Reactive spam detection techniques such as the ones known from Damiani et al. or U.S. Pat. No. 8,925,087B1 have as disadvantage that a received message must first be identified as suspicious or potential spam by the user or operator before a query is launched and further analysis takes place. As a consequence, a significant amount of spam messages may already have been passed over before any action is taken.
United States Patent Application US 2004/0148330 A1, entitled “Group Based Spam Classification”, describes a technique for detecting spam e-mail that could also be used for SMS messages, as indicated in paragraph of US 2004/0148330 A1. E-mails are clustered into groups of substantially similar e-mails. Thereafter, the spam signature of one or more test e-mails is determined (FIG. 6: 630). When a single test mail is evaluated as spam (FIG. 4: 470; FIG. 5: 540; FIG. 7: 770), or when a predetermined threshold proportion of test mails is evaluated as spam, the entire cluster of similar mails becomes classified and labeled as spam (FIG. 4: 480; FIG. 5: 550; FIG. 7: 780).

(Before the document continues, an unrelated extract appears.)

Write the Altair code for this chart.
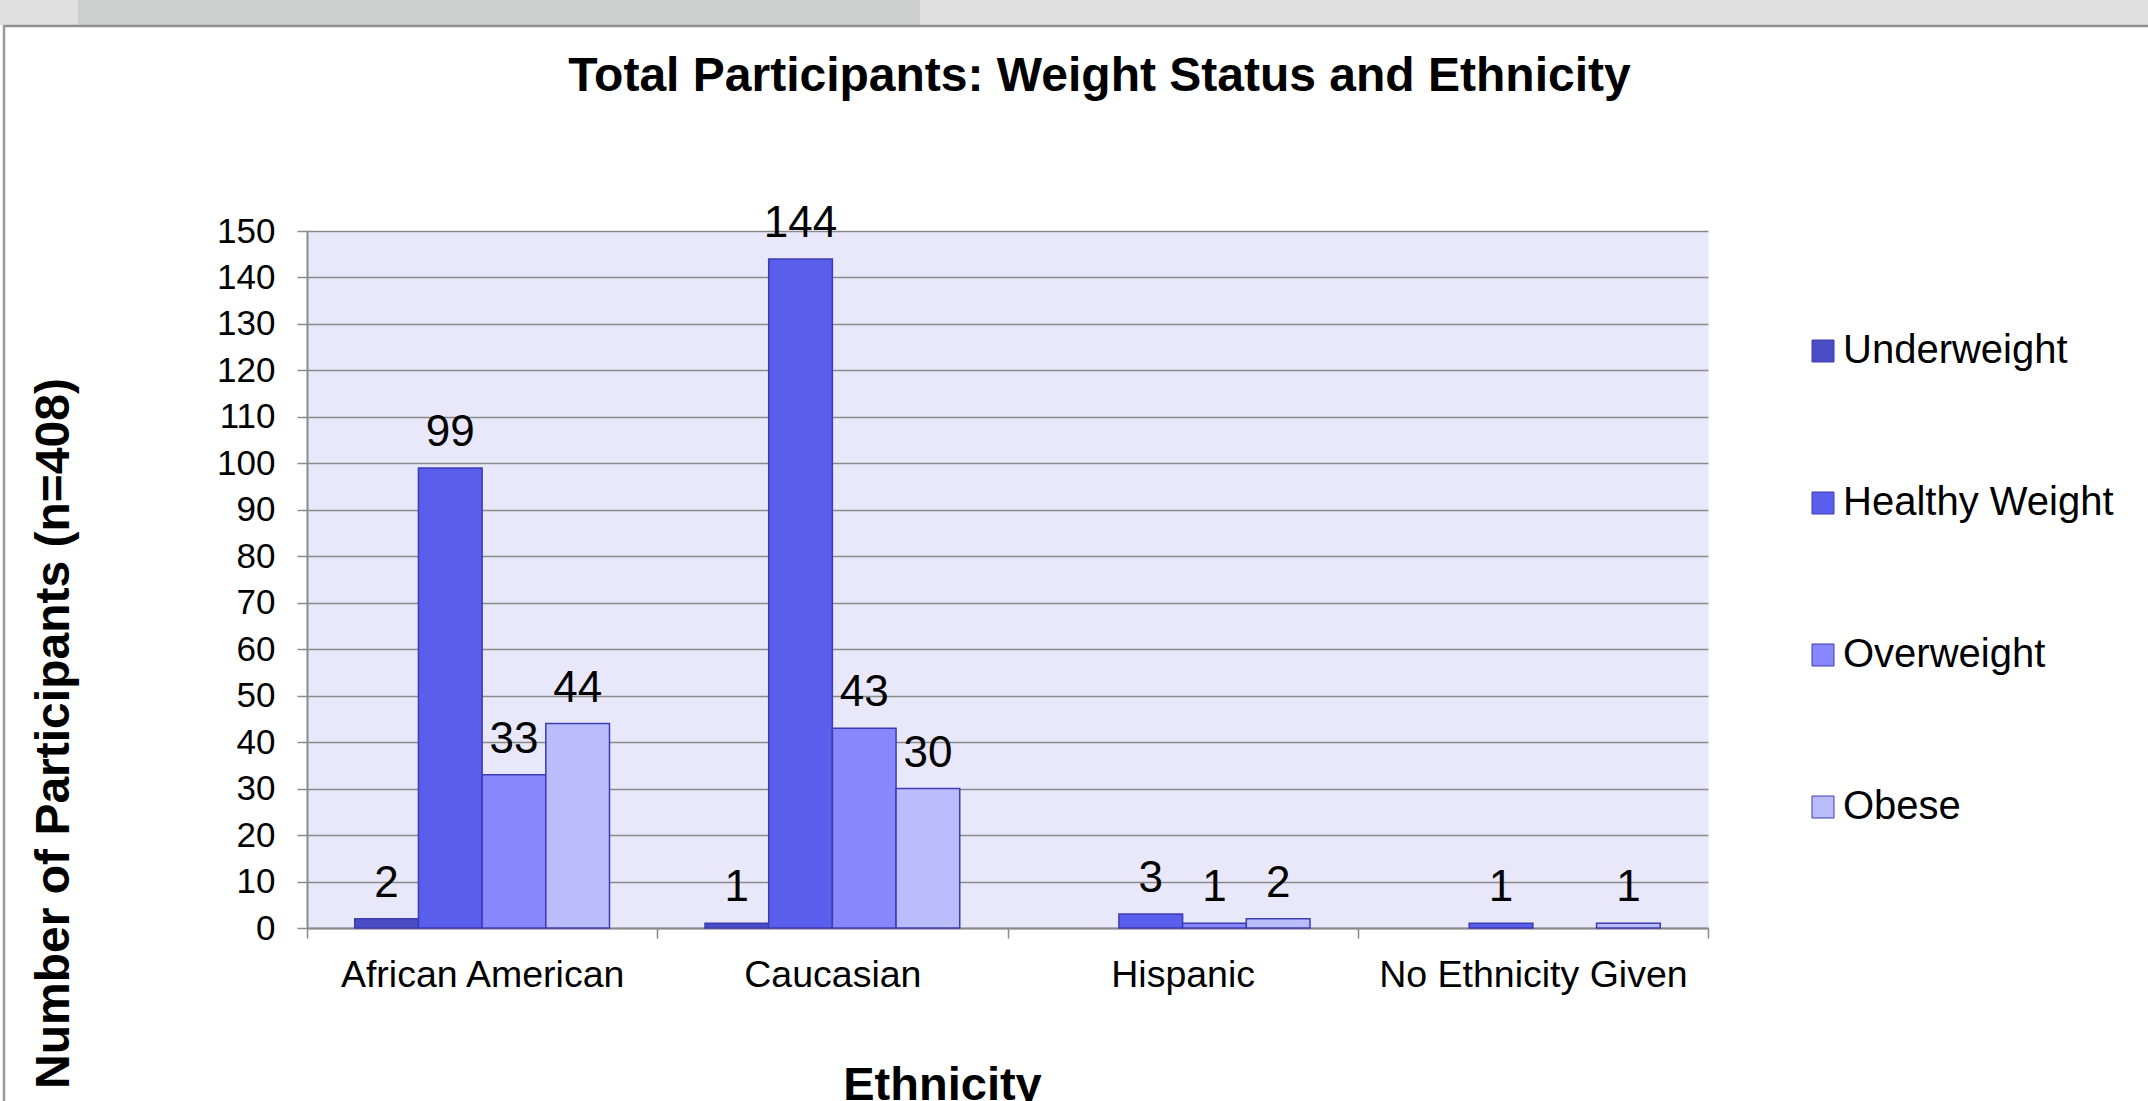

Optionally, the growth rate of a cluster is monitored and clusters that do not experience a predetermined minimum growth rate are eliminated, i.e. not considered spam, before the evaluation of test mails takes place.
Just like the method described in U.S. Pat. No. 8,925,087B1, the spam detection technique known from US 2004/0148330 A1 relies on the identification of at least one test mail as spam, and therefore is rather reactive: the user initially is not protected from spam. Moreover, such technique typically relies on word matching, i.e. the presence of words that are indicative for spam. This is feasible for e-mail but is more difficult to successfully apply for SMS given the particularities of SMS: restriction in length to 140 bytes with 8-bit characters, elimination of vocals or use of alternate abbreviations instead of full words, etc.